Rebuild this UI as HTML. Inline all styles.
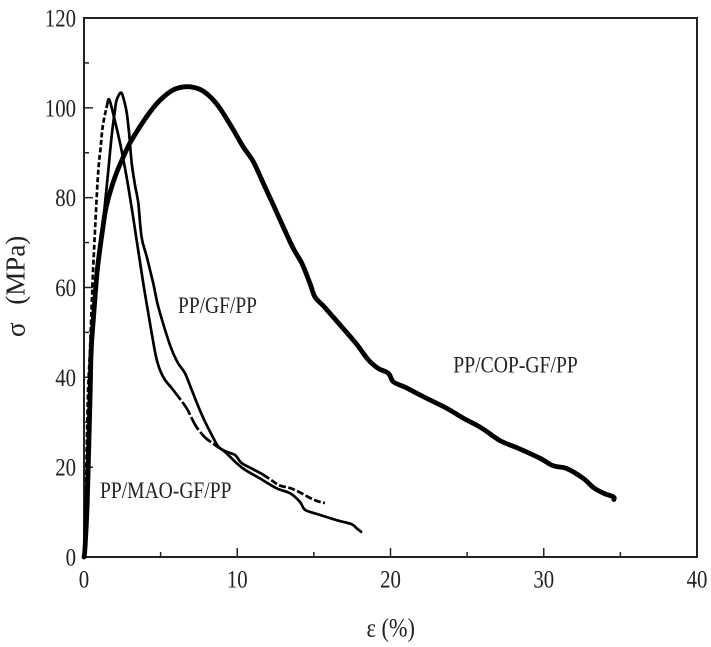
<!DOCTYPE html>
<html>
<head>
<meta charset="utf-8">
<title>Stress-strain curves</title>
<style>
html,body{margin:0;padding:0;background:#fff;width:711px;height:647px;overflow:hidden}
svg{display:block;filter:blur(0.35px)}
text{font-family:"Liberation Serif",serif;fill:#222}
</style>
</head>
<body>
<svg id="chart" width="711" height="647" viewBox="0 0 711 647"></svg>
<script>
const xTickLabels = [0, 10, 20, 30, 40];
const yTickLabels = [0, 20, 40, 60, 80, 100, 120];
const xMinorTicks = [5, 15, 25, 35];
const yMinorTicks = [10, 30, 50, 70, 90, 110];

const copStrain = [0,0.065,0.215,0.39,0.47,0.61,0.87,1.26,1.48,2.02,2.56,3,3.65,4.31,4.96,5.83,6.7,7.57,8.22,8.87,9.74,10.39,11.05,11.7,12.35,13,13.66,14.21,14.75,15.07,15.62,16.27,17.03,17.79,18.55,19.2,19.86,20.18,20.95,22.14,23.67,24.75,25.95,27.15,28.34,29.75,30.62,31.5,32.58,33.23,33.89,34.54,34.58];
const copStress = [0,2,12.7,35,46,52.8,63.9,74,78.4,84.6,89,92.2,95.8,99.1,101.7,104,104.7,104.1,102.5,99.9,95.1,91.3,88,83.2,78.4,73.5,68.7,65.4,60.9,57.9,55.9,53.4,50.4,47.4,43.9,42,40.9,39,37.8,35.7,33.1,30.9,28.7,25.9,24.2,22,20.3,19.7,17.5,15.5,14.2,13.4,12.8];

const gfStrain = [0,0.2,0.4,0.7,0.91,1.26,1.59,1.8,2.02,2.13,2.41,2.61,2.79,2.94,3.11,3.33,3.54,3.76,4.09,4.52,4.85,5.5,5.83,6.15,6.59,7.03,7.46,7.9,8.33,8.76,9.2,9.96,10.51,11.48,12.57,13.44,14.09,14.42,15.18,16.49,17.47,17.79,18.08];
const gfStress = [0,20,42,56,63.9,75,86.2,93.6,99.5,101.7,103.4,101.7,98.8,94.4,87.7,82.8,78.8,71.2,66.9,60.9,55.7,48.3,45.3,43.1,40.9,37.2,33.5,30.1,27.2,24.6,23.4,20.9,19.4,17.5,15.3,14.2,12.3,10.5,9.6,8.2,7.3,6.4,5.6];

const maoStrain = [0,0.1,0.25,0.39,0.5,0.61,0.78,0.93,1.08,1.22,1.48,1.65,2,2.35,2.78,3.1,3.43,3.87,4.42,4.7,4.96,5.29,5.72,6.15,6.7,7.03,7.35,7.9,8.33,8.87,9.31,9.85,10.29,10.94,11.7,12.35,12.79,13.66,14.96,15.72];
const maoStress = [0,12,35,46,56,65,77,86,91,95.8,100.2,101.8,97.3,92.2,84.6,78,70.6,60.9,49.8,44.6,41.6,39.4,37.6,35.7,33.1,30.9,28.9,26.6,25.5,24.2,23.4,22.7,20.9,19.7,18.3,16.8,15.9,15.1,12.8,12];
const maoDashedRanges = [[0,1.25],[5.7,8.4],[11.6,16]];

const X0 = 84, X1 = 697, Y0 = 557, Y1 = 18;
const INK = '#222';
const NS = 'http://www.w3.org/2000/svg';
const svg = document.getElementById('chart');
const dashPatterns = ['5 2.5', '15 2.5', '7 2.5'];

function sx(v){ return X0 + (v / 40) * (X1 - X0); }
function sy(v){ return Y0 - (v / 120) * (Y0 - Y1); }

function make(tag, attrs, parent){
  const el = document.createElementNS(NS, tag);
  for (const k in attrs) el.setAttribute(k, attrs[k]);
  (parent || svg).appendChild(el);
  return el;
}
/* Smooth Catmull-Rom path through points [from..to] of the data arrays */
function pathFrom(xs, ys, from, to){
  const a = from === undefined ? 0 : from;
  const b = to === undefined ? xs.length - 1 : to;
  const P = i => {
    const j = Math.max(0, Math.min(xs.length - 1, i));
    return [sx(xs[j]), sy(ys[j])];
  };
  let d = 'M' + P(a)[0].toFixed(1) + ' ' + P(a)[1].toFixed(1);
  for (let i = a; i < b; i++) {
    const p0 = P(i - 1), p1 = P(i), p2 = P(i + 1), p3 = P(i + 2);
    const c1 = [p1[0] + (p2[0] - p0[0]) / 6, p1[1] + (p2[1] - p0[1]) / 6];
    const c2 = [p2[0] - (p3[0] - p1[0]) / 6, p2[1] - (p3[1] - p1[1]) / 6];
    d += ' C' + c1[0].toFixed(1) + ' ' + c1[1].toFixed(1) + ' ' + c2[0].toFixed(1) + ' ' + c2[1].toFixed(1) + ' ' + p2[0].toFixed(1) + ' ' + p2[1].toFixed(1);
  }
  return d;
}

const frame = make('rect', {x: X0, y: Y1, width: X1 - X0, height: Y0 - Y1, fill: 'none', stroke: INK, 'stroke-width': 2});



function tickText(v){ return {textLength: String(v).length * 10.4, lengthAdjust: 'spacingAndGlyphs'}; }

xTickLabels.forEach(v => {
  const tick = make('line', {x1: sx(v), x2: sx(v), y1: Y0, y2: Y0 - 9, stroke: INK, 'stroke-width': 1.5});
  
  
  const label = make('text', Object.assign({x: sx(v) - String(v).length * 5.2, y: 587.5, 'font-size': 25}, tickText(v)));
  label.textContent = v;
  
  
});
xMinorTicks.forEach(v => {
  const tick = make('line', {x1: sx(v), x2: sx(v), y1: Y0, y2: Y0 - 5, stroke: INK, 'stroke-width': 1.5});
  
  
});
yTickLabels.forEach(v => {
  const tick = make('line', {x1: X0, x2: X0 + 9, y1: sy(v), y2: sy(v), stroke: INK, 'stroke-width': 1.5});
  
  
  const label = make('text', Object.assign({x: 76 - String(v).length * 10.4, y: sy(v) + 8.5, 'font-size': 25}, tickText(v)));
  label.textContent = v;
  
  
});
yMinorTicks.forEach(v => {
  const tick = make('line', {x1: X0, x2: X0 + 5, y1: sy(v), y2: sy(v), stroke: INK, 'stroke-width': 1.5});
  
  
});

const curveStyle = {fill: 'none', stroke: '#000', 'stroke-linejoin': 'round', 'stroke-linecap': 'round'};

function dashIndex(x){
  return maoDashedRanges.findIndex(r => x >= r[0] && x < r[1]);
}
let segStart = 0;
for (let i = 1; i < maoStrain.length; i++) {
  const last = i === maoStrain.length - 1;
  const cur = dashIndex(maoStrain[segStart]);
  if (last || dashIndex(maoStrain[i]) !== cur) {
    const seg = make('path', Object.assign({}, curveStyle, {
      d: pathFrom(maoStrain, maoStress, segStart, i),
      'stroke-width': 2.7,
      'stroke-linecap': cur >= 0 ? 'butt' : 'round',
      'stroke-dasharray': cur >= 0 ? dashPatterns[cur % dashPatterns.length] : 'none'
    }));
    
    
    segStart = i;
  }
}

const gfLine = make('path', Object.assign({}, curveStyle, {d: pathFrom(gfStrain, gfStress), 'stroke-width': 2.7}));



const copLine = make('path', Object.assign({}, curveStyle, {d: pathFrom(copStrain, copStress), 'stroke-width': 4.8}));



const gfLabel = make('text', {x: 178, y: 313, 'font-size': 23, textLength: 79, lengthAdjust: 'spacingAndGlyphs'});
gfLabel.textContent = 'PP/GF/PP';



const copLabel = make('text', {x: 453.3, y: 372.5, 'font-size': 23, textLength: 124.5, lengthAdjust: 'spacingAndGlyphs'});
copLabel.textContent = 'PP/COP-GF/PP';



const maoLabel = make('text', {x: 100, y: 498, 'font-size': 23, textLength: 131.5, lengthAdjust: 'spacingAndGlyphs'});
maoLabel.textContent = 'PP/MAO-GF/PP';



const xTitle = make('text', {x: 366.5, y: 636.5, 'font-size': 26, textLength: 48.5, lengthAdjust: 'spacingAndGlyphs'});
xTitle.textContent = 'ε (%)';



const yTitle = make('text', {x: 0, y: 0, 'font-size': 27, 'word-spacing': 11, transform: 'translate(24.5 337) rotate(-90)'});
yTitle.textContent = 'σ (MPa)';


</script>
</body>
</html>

■ STATED GOAL
Repeat, with no pictures, each line from the beginning of the data through the line containing "const yMinorTicks = [10, 30, 50, 70, 90, 110];", inclusive.

■ EXPECTED OUTPUT
Rebuild this UI as HTML. Inline all styles.
<!DOCTYPE html>
<html>
<head>
<meta charset="utf-8">
<title>Stress-strain curves</title>
<style>
html,body{margin:0;padding:0;background:#fff;width:711px;height:647px;overflow:hidden}
svg{display:block;filter:blur(0.35px)}
text{font-family:"Liberation Serif",serif;fill:#222}
</style>
</head>
<body>
<svg id="chart" width="711" height="647" viewBox="0 0 711 647"></svg>
<script>
const xTickLabels = [0, 10, 20, 30, 40];
const yTickLabels = [0, 20, 40, 60, 80, 100, 120];
const xMinorTicks = [5, 15, 25, 35];
const yMinorTicks = [10, 30, 50, 70, 90, 110];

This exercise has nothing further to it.